Dia juga mencatat kemampuan Muslim untuk menikmati perwakilan yang adil di Belgia bukanlah suatu kebetulan. Hal itu adalah efek samping tidak langsung dari keragaman etnokultural di negara tersebut.
 
Dia menjelaskan perwakilan Muslim di Prancis sangat kurang, mengingat harusnya ada 42 hingga 43 anggota parlemen Muslim jika mereka terwakili secara adil. Tetapi, yang terjadi hanya ada tiga atau empat dari mereka di parlemen.
 
Hal ini utamanya disebabkan oleh fakta Prancis yang melarang ekspresi identitas agama dan etnis di ruang publik. Negara ini mendesak semua orang untuk berasimilasi ke dalam identitas sekuler berbahasa Prancis.
 
"Negara ini tidak menanyakan tentang latar belakang etnis atau bahasa ibu dalam sensusnya dan terkadang bahkan menghalangi penelitian yang menganalisisnya," kata Aktürk.

Prancis terburuk

Selain Prancis menjadi terburuk dalam keterwakilan Muslim di kangan parlemen Eropa, negara ini juga punya pengalaman yang banyak dalam aksi Islamofobia.

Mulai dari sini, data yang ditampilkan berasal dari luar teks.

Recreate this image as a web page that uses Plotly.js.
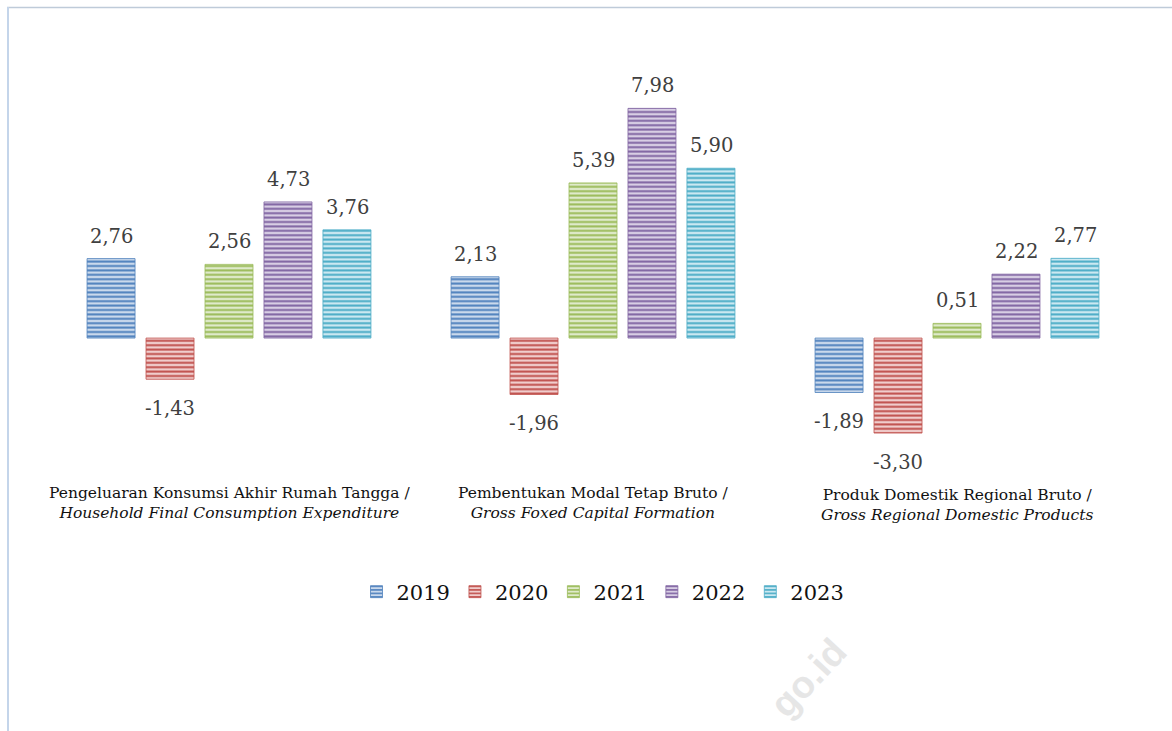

Prancis tahun lalu terlibat dalam perseteruan sengit dengan negara-negara Muslim, termasuk Turki, atas pernyataan dan kebijakan yang dibuat oleh pejabat tinggi Prancis menyusul penerbitan ulang karikatur ofensif Nabi Muhammad.
 
Muslim di seluruh dunia juga mengecam keputusan majalah satir Prancis Charlie Hebdo menerbitkan ulang kartun tersebut, dengan alasan tidak menghormati Muslim dan Nabi Muhammad.
 
Kala itu Presiden Macron mengatakan dia tidak akan mencegah penerbitan kartun dengan dalih kebebasan berbicara. Namun, Muslim Prancis menuduhnya mencoba untuk menindas agama mereka dan melegitimasi Islamofobia. Beberapa negara mayoritas Muslim mengecam sikap Macron terhadap Muslim dan Islam.
 
Berbagai protes dan boikot terhadap produk Prancis telah terjadi di seluruh dunia menyusul pernyataan Macron. Para kritikus mengklaim pemerintah presiden Prancis mengeksploitasi serentetan kekerasan untuk mengintensifkan sikap anti-Muslimnya yang kontroversial.
 
Turki mengecam keras keputusan Charlie Hebdo untuk menerbitkan ulang kartun tersebut, dengan mengatakan tindakan tersebut berisi penghinaan terhadap Muslim dan Nabi Muhammad.
 
Pada September lalu, Kementerian Luar Negeri Turki mengatakan tidak mungkin membenarkan penghinaan dan ketidakhormatan terhadap Muslim ini dengan sebutan kebebasan pers, seni atau ekspresi. Mereka juga mengkritik sikap Macron tentang masalah ini.
 
Awal bulan ini, subkomisi Parlemen Turki tentang meningkatnya rasisme dan Islamofobia di Eropa menggarisbawahi upaya untuk melegitimasi praktik anti-Islam dengan alasan hukum.